Nellie felt the pricks on her back that came with being watched and, clutching the towel around her, she walked over to the open window. Her wet hair made the cold weather even worse, and she squinted as she peered around street level. Nothing.
She couldn't shake the feeling though, so she shut the window and closed the blinds tightly. I've been in this dressing room for the last four hours. I probably should head back to the hotel room.
She wished that the backup singers had been put in the same hotel as her, but management could only afford to spend so much money on this tour and thought that only Nellie would get the best of the best. So while she was staying in four-star hotels in the penthouse suites, her backup singers got the lower end of the bargain.
Ariel, Oona, Felicity, and - her heart fluttered - Harmony deserved more than the stereotypical Holiday Inn that was placed a block away from the nice hotel she was in. They were very good singers, and pretty too. They had families to worry about and she didn't.
She considered asking the four if they wanted to stay with her since she did have room for them, but the thought of sharing a room with Harmony for the next three days made her blush. Which was weird. Because she wasn't in love.
Or was she?
No. She wouldn't even consider it.
Her religious side chose that moment to come out, and she clutched the holy water she would put around her neck before every concert. Homosexuality, though she didn't disapprove of it to the level of being a homophobe, was a sin. And she didn't want to partake in it.
But . . . Harmony was better than any boy she'd ever known. She'd never been interested in guys anyway.
Oh no, what if she'd always been a lesbian?
Maybe that was why her parents were gone. Maybe they'd staged their deaths just so they wouldn't have to deal with having a lesbian daughter anymore.
Yeah, right, Nellie.

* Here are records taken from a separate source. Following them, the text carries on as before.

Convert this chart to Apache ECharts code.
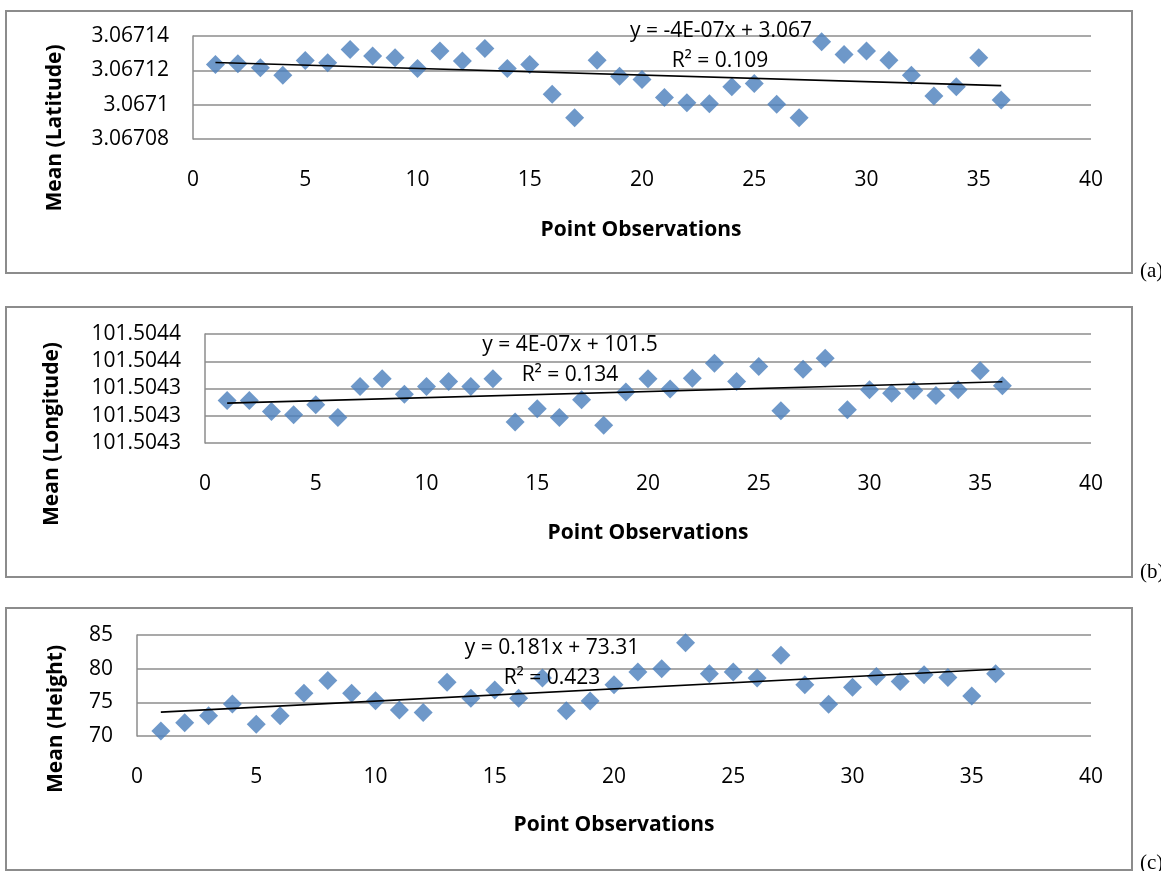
<!DOCTYPE html>
<html>
<head>
<meta charset="utf-8">
<script src="https://cdn.jsdelivr.net/npm/echarts@6/dist/echarts.min.js"></script>
<style>
html,body{margin:0;padding:0;background:#fff;}
#chart{width:1161px;height:871px;}
</style>
</head>
<body>
<div id="chart"></div>
<script>
// ---------- data ----------
const observations = Array.from({length: 36}, (_, i) => i + 1);

const latitudeMeans = [
  3.0671234, 3.0671238, 3.0671215, 3.0671172, 3.0671258, 3.0671244, 3.0671321, 3.0671283, 3.0671273,
  3.0671211, 3.0671313, 3.0671255, 3.0671327, 3.0671211, 3.0671234, 3.0671060, 3.0670924, 3.0671259,
  3.0671166, 3.0671147, 3.0671042, 3.0671011, 3.0671005, 3.0671104, 3.0671124, 3.0671002, 3.0670924,
  3.0671366, 3.0671292, 3.0671312, 3.0671259, 3.0671172, 3.0671050, 3.0671104, 3.0671273, 3.0671027
];

const longitudeMeans = [
  101.5043356, 101.5043356, 101.5043316, 101.5043304, 101.5043340, 101.5043294, 101.5043407, 101.5043436, 101.5043379,
  101.5043407, 101.5043426, 101.5043407, 101.5043436, 101.5043277, 101.5043326, 101.5043294, 101.5043359, 101.5043265,
  101.5043387, 101.5043436, 101.5043398, 101.5043438, 101.5043493, 101.5043426, 101.5043481, 101.5043318, 101.5043471,
  101.5043511, 101.5043322, 101.5043395, 101.5043383, 101.5043393, 101.5043374, 101.5043395, 101.5043465, 101.5043410
];

const heightMeans = [
  70.75, 71.95, 73.00, 74.75, 71.75, 73.00, 76.36, 78.25, 76.36,
  75.25, 73.85, 73.50, 78.00, 75.60, 76.85, 75.60, 78.60, 73.75,
  75.20, 77.60, 79.50, 80.00, 83.85, 79.25, 79.50, 78.60, 82.00,
  77.60, 74.70, 77.25, 78.85, 78.10, 79.10, 78.70, 75.95, 79.25
];

const xTicks = {min: 0, max: 40, interval: 5};
const latTicks = {min: 3.06708, max: 3.06714, interval: 0.00002};
const lonTicks = {min: 101.50432, max: 101.50436, interval: 0.00001};
const hgtTicks = {min: 70, max: 85, interval: 5};

const yTitles = ['Mean (Latitude)', 'Mean (Longitude)', 'Mean (Height)'];
const xTitle = 'Point Observations';
const trendEquations = ['y = -4E-07x + 3.067', 'y = 4E-07x + 101.5', 'y = 0.181x + 73.31'];
const trendR2 = ['R\u00B2 = 0.109', 'R\u00B2 = 0.134', 'R\u00B2 = 0.423'];
const panelTags = ['(a)', '(b)', '(c)'];

// ---------- helpers ----------
function linearFit(xs, ys) {
  const n = xs.length;
  let sx = 0, sy = 0, sxx = 0, sxy = 0;
  for (let i = 0; i < n; i++) { sx += xs[i]; sy += ys[i]; sxx += xs[i]*xs[i]; sxy += xs[i]*ys[i]; }
  const b = (n*sxy - sx*sy) / (n*sxx - sx*sx);
  const a = (sy - b*sx) / n;
  return {a, b};
}
function trendData(xs, ys) {
  const f = linearFit(xs, ys);
  const x0 = xs[0], x1 = xs[xs.length - 1];
  return [[x0, f.a + f.b*x0], [x1, f.a + f.b*x1]];
}

const FONT = 'Open Sans';
const GRAY = '#8c8c8c';
const BLUE = '#4a7ebb';
const TICK_SIZE = 21;
const TITLE_SIZE = 21;
const NOTE_SIZE = 21;

const panels = [
  {values: latitudeMeans, ticks: latTicks, grid: {left: 193, top: 36, width: 898, height: 103},
   fmt: v => String(parseFloat(v.toFixed(5)))},
  {values: longitudeMeans, ticks: lonTicks, grid: {left: 205, top: 334, width: 886, height: 109},
   fmt: v => (Math.round(Math.round(v*1e5)/10)/1e4).toFixed(4)},
  {values: heightMeans, ticks: hgtTicks, grid: {left: 137, top: 635, width: 954, height: 101},
   fmt: v => String(v)}
];

const frames = [
  {x: 6, y: 11, w: 1126, h: 262},
  {x: 6, y: 307, w: 1126, h: 270},
  {x: 6, y: 608, w: 1126, h: 262}
];
const yTitlePos = [[55, 128], [52, 434], [56, 719]];
const xTitlePos = [[641, 230], [648, 533], [614, 825]];
const eqPos = [[721, 31], [570, 345], [552, 648]];
const r2Pos = [[720, 61], [570, 375], [552, 678]];
const tagPos = [[1140, 271], [1140, 572], [1140, 863]];

const grids = [], xAxes = [], yAxes = [], series = [], graphics = [];

panels.forEach((p, i) => {
  grids.push(Object.assign({containLabel: false, outerBoundsMode: 'none'}, p.grid));
  xAxes.push({
    type: 'value', gridIndex: i, min: xTicks.min, max: xTicks.max, interval: xTicks.interval,
    axisLine: {show: false}, axisTick: {show: false}, splitLine: {show: false},
    axisLabel: {color: '#000', fontFamily: FONT, fontSize: TICK_SIZE, margin: 31}
  });
  yAxes.push({
    type: 'value', gridIndex: i, min: p.ticks.min, max: p.ticks.max, interval: p.ticks.interval,
    axisLine: {show: true, lineStyle: {color: GRAY, width: 1.5}}, axisTick: {show: false},
    splitLine: {show: true, lineStyle: {color: GRAY, width: 1.5}},
    axisLabel: {color: '#000', fontFamily: FONT, fontSize: TICK_SIZE, margin: 24, formatter: p.fmt}
  });
  series.push({
    type: 'scatter', xAxisIndex: i, yAxisIndex: i, symbol: 'diamond', symbolSize: 19,
    itemStyle: {color: BLUE}, data: observations.map((x, k) => [x, p.values[k]]), z: 2
  });
  series.push({
    type: 'line', xAxisIndex: i, yAxisIndex: i, symbol: 'none', silent: true,
    lineStyle: {color: '#000', width: 1.6}, data: trendData(observations, p.values), z: 3
  });

  const f = frames[i];
  graphics.push({type: 'rect', shape: {x: f.x, y: f.y, width: f.w, height: f.h},
    style: {fill: 'none', stroke: GRAY, lineWidth: 2}, silent: true});
  graphics.push({type: 'text', x: yTitlePos[i][0], y: yTitlePos[i][1], rotation: Math.PI/2,
    style: {text: yTitles[i], fontFamily: FONT, fontWeight: 'bold', fontSize: TITLE_SIZE, fill: '#000',
      align: 'center', verticalAlign: 'middle'}});
  graphics.push({type: 'text', x: xTitlePos[i][0], y: xTitlePos[i][1],
    style: {text: xTitle, fontFamily: FONT, fontWeight: 'bold', fontSize: TITLE_SIZE, fill: '#000',
      align: 'center', verticalAlign: 'middle'}});
  graphics.push({type: 'text', x: eqPos[i][0], y: eqPos[i][1], z: 10,
    style: {text: trendEquations[i], fontFamily: FONT, fontSize: NOTE_SIZE, fill: '#000',
      align: 'center', verticalAlign: 'middle'}});
  graphics.push({type: 'text', x: r2Pos[i][0], y: r2Pos[i][1], z: 10,
    style: {text: trendR2[i], fontFamily: FONT, fontSize: NOTE_SIZE, fill: '#000',
      align: 'center', verticalAlign: 'middle'}});
  graphics.push({type: 'text', x: tagPos[i][0], y: tagPos[i][1],
    style: {text: panelTags[i], fontFamily: 'Liberation Serif', fontSize: 21, fill: '#000',
      align: 'left', verticalAlign: 'middle'}});
});

const chart = echarts.init(document.getElementById('chart'), null, {renderer: 'canvas'});
chart.setOption({
  backgroundColor: '#fff',
  animation: false,
  grid: grids,
  xAxis: xAxes,
  yAxis: yAxes,
  series: series,
  graphic: graphics
});
</script>
</body>
</html>
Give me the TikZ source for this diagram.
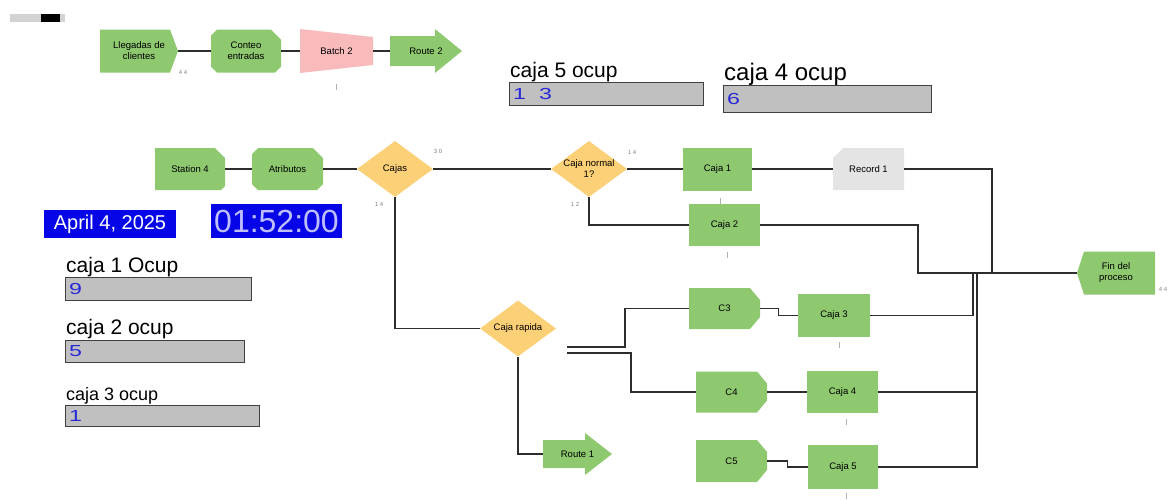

Your parents loved you.
As she pulled on jeans and her own concert t-shirt, her mind wandered back to the letter she'd found.
The letter threatening her.
Well, even if she wasn't a lesbian, someone suspected her of being so. And someone wanted to spill that to the media.
She might as well accept it, she was doomed to be shamed for it either way.
And if she wasn't in love with Harmony, then why was she thinking about her and why was she imagining her future with her? She'd only known her for a day.
And these were certainly symptoms she recognized from Disney movies she often hated for being unrealistic.
I'll give it a chance, she thought, grabbing her purse and slinging it over her shoulder as a piece of paper fluttered out. Oh no. She didn't feel like being threatened again, but she read it anyway to find eleven digits cleanly written.
A phone number.
And there were two possibilities here; it was either a fan or Harmony.
She always called numbers she received anyway, so this was a win-win situation.
She pulled out her iPhone and dialled.